*Work to complete:*
Copy exactly the lines from the start of the material through the line with "TXT = '#404040'". Pictures stay out of the copy.

*Supplied material:*

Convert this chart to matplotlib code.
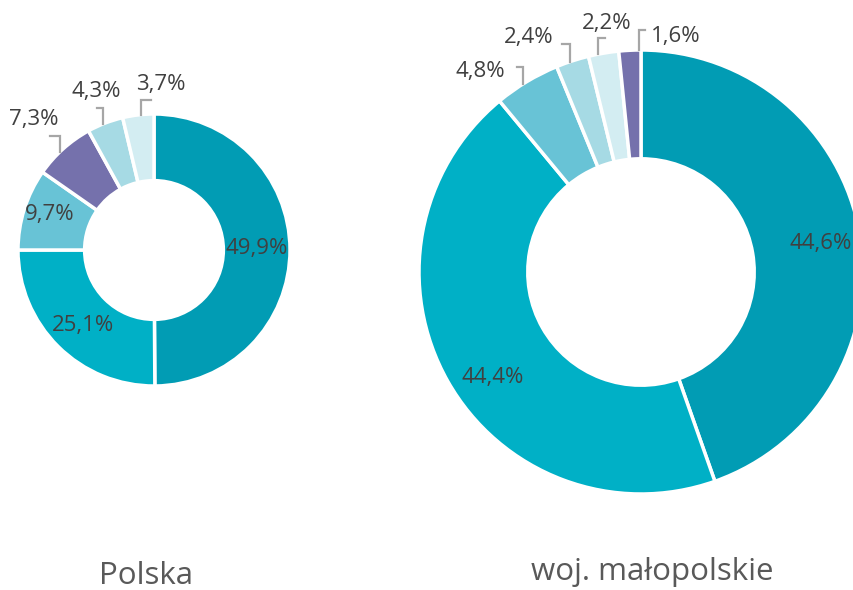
import numpy as np
import matplotlib.pyplot as plt

plt.rcParams['font.family'] = ['Open Sans', 'DejaVu Sans']

# data
pl_values = [49.9, 25.1, 9.7, 7.3, 4.3, 3.7]
pl_colors = ['#019cb4', '#00b0c6', '#68c3d6', '#7571ac', '#a6dae4', '#d3edf2']
mp_values = [44.6, 44.4, 4.8, 2.4, 2.2, 1.6]
mp_colors = ['#019cb4', '#00b0c6', '#68c3d6', '#a6dae4', '#d3edf2', '#7571ac']
titles = ['Polska', 'woj. małopolskie']

W, H = 854, 590
TXT = '#404040'

# label layout: ('in', radius fraction, angle shift) or
# ('out', angle shift, leader up, leader side, text dx, text dy)  [pixels]
pl_layout = [('in', 0.754, 0.9), ('in', 0.757, 1.6), ('in', 0.81, -1.6),
             ('out', 2, 16, -10, -26, 33), ('out', 0.9, 16, -6, -7, 32),
             ('out', -1, 15, 10, 20, 30)]
mp_layout = [('in', 0.82, -0.7), ('in', 0.818, 5.9),
             ('out', 1.1, 17, -6, -43, 12), ('out', 0.7, 18, -8, -41, 24),
             ('out', 1.5, 16, 7, 9, 31), ('out', -2.4, 20, 6, 37, 14)]


def fmt(v):
    return f"{v:.1f}".replace('.', ',') + '%'


def donut(ax, values, colors, cx, cy, r, layout):
    cy = H - cy
    wedges, _ = ax.pie(values, colors=colors, startangle=90, counterclock=False,
                       center=(cx, cy), radius=r,
                       wedgeprops=dict(width=r * 0.49, edgecolor='white', linewidth=2.5))
    for w, v, lay in zip(wedges, values, layout):
        mid = (w.theta1 + w.theta2) / 2
        if lay[0] == 'in':
            a = np.deg2rad(mid + lay[2])
            ax.text(cx + lay[1] * r * np.cos(a), cy + lay[1] * r * np.sin(a), fmt(v),
                    ha='center', va='center', fontsize=16, color=TXT)
        else:
            a = np.deg2rad(mid + lay[1])
            x0 = cx + r * np.cos(a)
            y0 = cy + r * np.sin(a)
            ax.plot([x0, x0, x0 + lay[3]], [y0, y0 + lay[2], y0 + lay[2]],
                    color='#a6a6a6', lw=1.6, solid_joinstyle='miter')
            ax.text(x0 + lay[4], y0 + lay[5], fmt(v), ha='center', va='center',
                    fontsize=16, color=TXT)


fig = plt.figure(figsize=(W / 100, H / 100), dpi=100)
ax = fig.add_axes([0, 0, 1, 1])

donut(ax, pl_values, pl_colors, 154, 250, 136, pl_layout)
donut(ax, mp_values, mp_colors, 641, 272, 222, mp_layout)

ax.text(146, H - 584, titles[0], ha='center', va='baseline', fontsize=22.5, color='#595959')
ax.text(652, H - 580, titles[1], ha='center', va='baseline', fontsize=22.5, color='#595959')

ax.set_xlim(0, W)
ax.set_ylim(0, H)
ax.set_aspect('equal')
ax.axis('off')

plt.savefig('out.png', dpi=100)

*Result for this exercise:*
Convert this chart to matplotlib code.
import numpy as np
import matplotlib.pyplot as plt

plt.rcParams['font.family'] = ['Open Sans', 'DejaVu Sans']

# data
pl_values = [49.9, 25.1, 9.7, 7.3, 4.3, 3.7]
pl_colors = ['#019cb4', '#00b0c6', '#68c3d6', '#7571ac', '#a6dae4', '#d3edf2']
mp_values = [44.6, 44.4, 4.8, 2.4, 2.2, 1.6]
mp_colors = ['#019cb4', '#00b0c6', '#68c3d6', '#a6dae4', '#d3edf2', '#7571ac']
titles = ['Polska', 'woj. małopolskie']

W, H = 854, 590
TXT = '#404040'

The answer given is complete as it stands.